We’re on the Island of Misfit Toys
Here we don’t want to stay…
The answer to the question asked in a blog post yesterday: Yes. The only thing worse than being talked about is not being talked about, and the words “Iowa State” don’t appear in here at all:
So when you hear Big East and wonder why schools such as Missouri, Kansas and Kansas State are being mentioned, think Midwest TV markets. Maps are just a piece of paper with lines. …
The Big East has studied the creation of four five-team divisions in basketball and two divisions — East and West — in football, The Post has learned. …
Football would split along geographical lines with Kansas, Kansas State, Missouri, Cincinnati, Louisville and TCU in the West Division, and UConn, Rutgers, Syracuse, Pitt, South Florida and West Virginia in the East.
Quite possibly, the only way this doesn’t happen is if the SEC goes after Missouri as its 14th team.

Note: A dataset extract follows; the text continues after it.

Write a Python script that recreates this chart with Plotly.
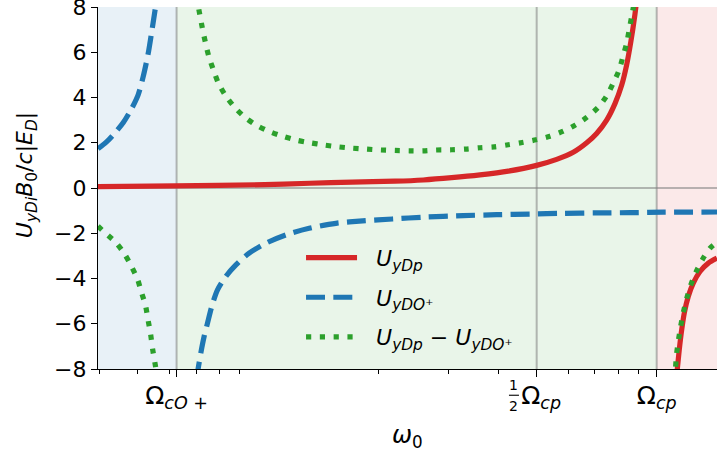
import math
import plotly.graph_objects as go

# ---------------- data (omega_0 in units of Omega_cp) ----------------
omega_cO = 0.0625
omega_half = 0.5
omega_cp = 1.0

x_range = [0.0397, 1.4166]
y_range = [-8, 8]
y_ticks = [-8, -6, -4, -2, 0, 2, 4, 6, 8]
x_tick_vals = [omega_cO, omega_half, omega_cp]
x_tick_labels = [
    "Ω<sub><i>cO</i> +</sub>",
    "<span style='font-size:14px;color:rgba(0,0,0,0)'>1</span>Ω<sub><i>cp</i></sub>",
    "Ω<sub><i>cp</i></sub>",
]
x_minor_ticks = [0.04, 0.05, 0.06, 0.07, 0.08, 0.09, 0.2, 0.3, 0.4, 0.6, 0.7, 0.8, 0.9]

# U_yDp  (two branches around Omega_cp)
up_w1 = [0.0397, 0.0622, 0.1039, 0.1349, 0.1723, 0.2206, 0.2597, 0.3060, 0.3603, 0.4243,
         0.5000, 0.5612, 0.6176, 0.6676, 0.7070, 0.7491, 0.7859, 0.8171, 0.8409, 0.8620,
         0.8823, 0.895]
up_v1 = [0.057, 0.09, 0.15, 0.21, 0.26, 0.30, 0.355, 0.455, 0.58, 0.745,
         1.00, 1.265, 1.58, 2.00, 2.41, 3.00, 3.73, 4.55, 5.45, 6.50,
         7.70, 8.6]
up_w2 = [1.119, 1.1262, 1.1394, 1.1554, 1.1728, 1.2001, 1.2351, 1.2842, 1.3474, 1.4166]
up_v2 = [-8.5, -8.02, -7.14, -6.26, -5.52, -4.79, -4.20, -3.69, -3.32, -3.10]

# U_yDO+  (two branches around Omega_cO+)
uo_w1 = [0.0397, 0.04171, 0.04375, 0.0459, 0.04818, 0.05006, 0.05152, 0.05303, 0.05408,
         0.05512, 0.0559]
uo_v1 = [1.74, 2.04, 2.43, 2.88, 3.50, 4.12, 4.91, 5.93, 6.85, 7.80, 8.5]
uo_w2 = [0.0700, 0.07095, 0.07189, 0.07328, 0.07472, 0.07659, 0.07916, 0.08307, 0.08803,
         0.09504, 0.1047, 0.1175, 0.1344, 0.1568, 0.1830, 0.2176, 0.2588, 0.3271, 0.3968,
         0.4810, 0.5831, 0.7070, 0.8570, 1.0389, 1.4166]
uo_v2 = [-8.5, -7.88, -7.29, -6.56, -5.97, -5.23, -4.50, -3.91, -3.40,
         -2.88, -2.44, -2.07, -1.78, -1.56, -1.455, -1.37, -1.29, -1.22, -1.18,
         -1.15, -1.12, -1.10, -1.09, -1.07, -1.06]

# U_yDp - U_yDO+  (three branches)
ud_w1 = [0.0397, 0.04129, 0.04400, 0.04628, 0.04818, 0.04987, 0.05105, 0.05224, 0.05303,
         0.05378, 0.05440, 0.05512, 0.0561]
ud_v1 = [-1.69, -1.97, -2.41, -2.92, -3.47, -4.03, -4.62, -5.20, -5.85,
         -6.45, -7.10, -7.70, -8.5]
ud_w2 = [0.0700, 0.07148, 0.07261, 0.07387, 0.07530, 0.07737, 0.07964, 0.08307, 0.08736,
         0.09255, 0.09897, 0.1067, 0.1152, 0.1245, 0.1349, 0.1463, 0.1589, 0.1723, 0.1868,
         0.2030, 0.2206, 0.2394, 0.2597, 0.2795, 0.3060, 0.3323, 0.3603, 0.3914, 0.4243,
         0.4601, 0.4981, 0.5400, 0.5831, 0.6262, 0.6697, 0.7136, 0.7491, 0.7782, 0.8043,
         0.8233, 0.8409, 0.8538, 0.8671, 0.8846]
ud_v2 = [8.5, 7.66, 7.02, 6.41, 5.81, 5.20, 4.62, 4.07, 3.57,
         3.14, 2.78, 2.50, 2.29, 2.12, 2.00, 1.90, 1.82, 1.76, 1.72,
         1.68, 1.66, 1.645, 1.645, 1.68, 1.69, 1.72, 1.78, 1.82, 1.91,
         2.01, 2.13, 2.29, 2.51, 2.79, 3.14, 3.57, 4.07, 4.64, 5.20,
         5.82, 6.41, 7.02, 7.66, 8.5]
ud_w3 = [1.109, 1.1149, 1.1214, 1.1328, 1.1478, 1.1657, 1.1881, 1.2159, 1.2518, 1.3014,
         1.3602, 1.4166]
ud_v3 = [-8.5, -7.95, -7.36, -6.78, -6.14, -5.52, -4.91, -4.32, -3.76, -3.17,
         -2.66, -2.40]

names = ["&nbsp;&nbsp;<i>U</i><sub><i>yDp</i></sub>",
         "&nbsp;&nbsp;<i>U</i><sub><i>yDO</i>⁺</sub>",
         "&nbsp;&nbsp;<i>U</i><sub><i>yDp</i></sub> − <i>U</i><sub><i>yDO</i>⁺</sub>"]


def join(*branches):
    xs, ys = [], []
    for w, v in branches:
        if xs:
            xs.append(None)
            ys.append(None)
        xs += list(w)
        ys += list(v)
    return xs, ys


RED, BLUE, GREEN = "#d62728", "#1f77b4", "#2ca02c"
LW = 5.2

fig = go.Figure()
x1, y1 = join((up_w1, up_v1), (up_w2, up_v2))
x2, y2 = join((uo_w1, uo_v1), (uo_w2, uo_v2))
x3, y3 = join((ud_w1, ud_v1), (ud_w2, ud_v2), (ud_w3, ud_v3))
fig.add_trace(go.Scatter(x=x1, y=y1, mode="lines", name=names[0], legendgroup="a",
                         line=dict(color=RED, width=LW, shape="spline", smoothing=0.8)))
fig.add_trace(go.Scatter(x=x2, y=y2, mode="lines", name=names[1], legendgroup="b",
                         line=dict(color=BLUE, width=LW, dash="19px,8.3px",
                                   shape="spline", smoothing=0.8)))
fig.add_trace(go.Scatter(x=x3, y=y3, mode="lines", name=names[2], legendgroup="c",
                         line=dict(color=GREEN, width=LW, dash="5.2px,8.6px",
                                   shape="spline", smoothing=0.8)))

# shaded frequency bands
bands = [(x_range[0] * 0.9, omega_cO, "rgba(31,119,180,0.1)"),
         (omega_cO, omega_cp, "rgba(44,160,44,0.1)"),
         (omega_cp, x_range[1] * 1.2, "rgba(214,39,40,0.1)")]
for a, b, c in bands:
    fig.add_shape(type="rect", xref="x", yref="paper", x0=a, x1=b, y0=0, y1=1,
                  fillcolor=c, line=dict(width=0), layer="below")
for xv in x_tick_vals:
    fig.add_shape(type="line", xref="x", yref="paper", x0=xv, x1=xv, y0=0, y1=1,
                  line=dict(color="rgba(128,128,128,0.55)", width=2), layer="below")
fig.add_shape(type="line", xref="paper", yref="y", x0=0, x1=1, y0=0, y1=0,
              line=dict(color="rgba(128,128,128,0.55)", width=2), layer="below")

# fraction 1/2 in front of the middle tick label
lx = math.log10(omega_half)
fig.add_annotation(x=lx, xref="x", y=0, yref="paper", text="1", showarrow=False,
                   font=dict(size=14), xshift=-23, yshift=-16,
                   xanchor="center", yanchor="middle")
fig.add_annotation(x=lx, xref="x", y=0, yref="paper", text="2", showarrow=False,
                   font=dict(size=14), xshift=-23, yshift=-37,
                   xanchor="center", yanchor="middle")
fig.add_shape(type="line", xref="x", yref="paper", x0=10 ** (lx - 0.0695),
              x1=10 ** (lx - 0.0444), y0=-0.0725, y1=-0.0725,
              line=dict(color="black", width=1.1))

# axis titles as annotations
fig.add_annotation(xref="paper", yref="paper", x=-0.115, y=0.535, textangle=-90,
                   xanchor="center", yanchor="middle",
                   text="<i>U</i><sub><i>yDi</i></sub><i>B</i><sub>0</sub>/<i>c</i>|<i>E</i><sub><i>D</i></sub>|",
                   showarrow=False, font=dict(size=22))
fig.add_annotation(xref="paper", yref="paper", x=0.50, y=-0.187,
                   xanchor="center", yanchor="middle",
                   text="<i>ω</i><sub>0</sub>", showarrow=False, font=dict(size=24))

fig.update_layout(
    width=717, height=457,
    margin=dict(l=98, r=0, t=7, b=88, autoexpand=False),
    paper_bgcolor="white", plot_bgcolor="white",
    font=dict(family="DejaVu Sans", size=22, color="black"),
    showlegend=True,
    legend=dict(x=0.328, y=0.365, xanchor="left", yanchor="top",
                bgcolor="rgba(0,0,0,0)", borderwidth=0, font=dict(size=22),
                itemwidth=51, tracegroupgap=8, traceorder="grouped"),
    xaxis=dict(type="log", range=[math.log10(x_range[0]), math.log10(x_range[1])],
               tickvals=x_tick_vals, ticktext=x_tick_labels, tickfont=dict(size=25),
               ticks="outside", ticklen=7, tickwidth=1.1, tickcolor="black",
               ticklabelstandoff=-3, ticklabeloverflow="allow", automargin=False,
               showline=True, linecolor="black", linewidth=1.1,
               showgrid=False, zeroline=False,
               minor=dict(tickvals=x_minor_ticks, ticks="outside", ticklen=4,
                          tickwidth=0.9, tickcolor="black", showgrid=False)),
    yaxis=dict(range=y_range, tickvals=y_ticks, ticks="outside", ticklen=6,
               tickwidth=1.1, tickcolor="black", showline=True, linecolor="black",
               linewidth=1.1, showgrid=False, zeroline=False,
               ticklabeloverflow="allow", automargin=False),
)

fig.write_html("out.html", config={"displayModeBar": False},
               post_script="document.body.style.margin='0px';")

But maybe not even then.
Those schools reportedly talked to the Big East last year when the Big 12 appeared on the verge of splitting up. Those three schools were then set to join with Iowa State. But with TCU joining the Big East next season, the conference reportedly now isn’t interested in either the Cyclones or Baylor.
The telling Mack Brown quote: “Our school will be OK regardless of what happens, and that’s not the case for everybody.”
If massive realignment occurs with the Oklahoma schools, Texas and TTU joining the Pac-12 … and with A&M and Missouri headed to the SEC … then Kansas probably goes to the Big East, likely in tandem with Kansas State.
The Big 12 schools in the biggest trouble would be Baylor and Iowa State. “They might have to go backwards,” said a source — meaning Conference USA or the Mountain West.
The Mountain West could make an attempt to lure some or all of the remaining schools — programs like Baylor, Iowa State and Kansas State. Or those schools, perhaps with Missouri and Kansas, could attempt to rebuild the Big 12 by poaching teams from the Mountain West.
The Kansas City Star’s Blair Kerkhoff has a column about the potential effects on MU, KU, and K-State. Missouri and Kansas have a hatred that was born out of the buildup to the Civil War – will that dissolve?
The only thing that went even close to right for Iowa State the past three weeks is that we didn’t lose to UNI. Because — although this has been the case for approximately ever — Iowa fans despise playing us (Omaha World-Herald):
The Big Ten’s imminent move to nine conference games could endanger the series; several Iowa media types have told me that Iowa fans would like nothing better than to drop Iowa State from the schedule. If ISU doesn’t land in a BCS league, that could hasten that move.
That’s true no matter how many capital letters Bill Fennelly uses. (The impact of conferencepocalypse on ISU basketball, men’s or women’s, will not be pretty.)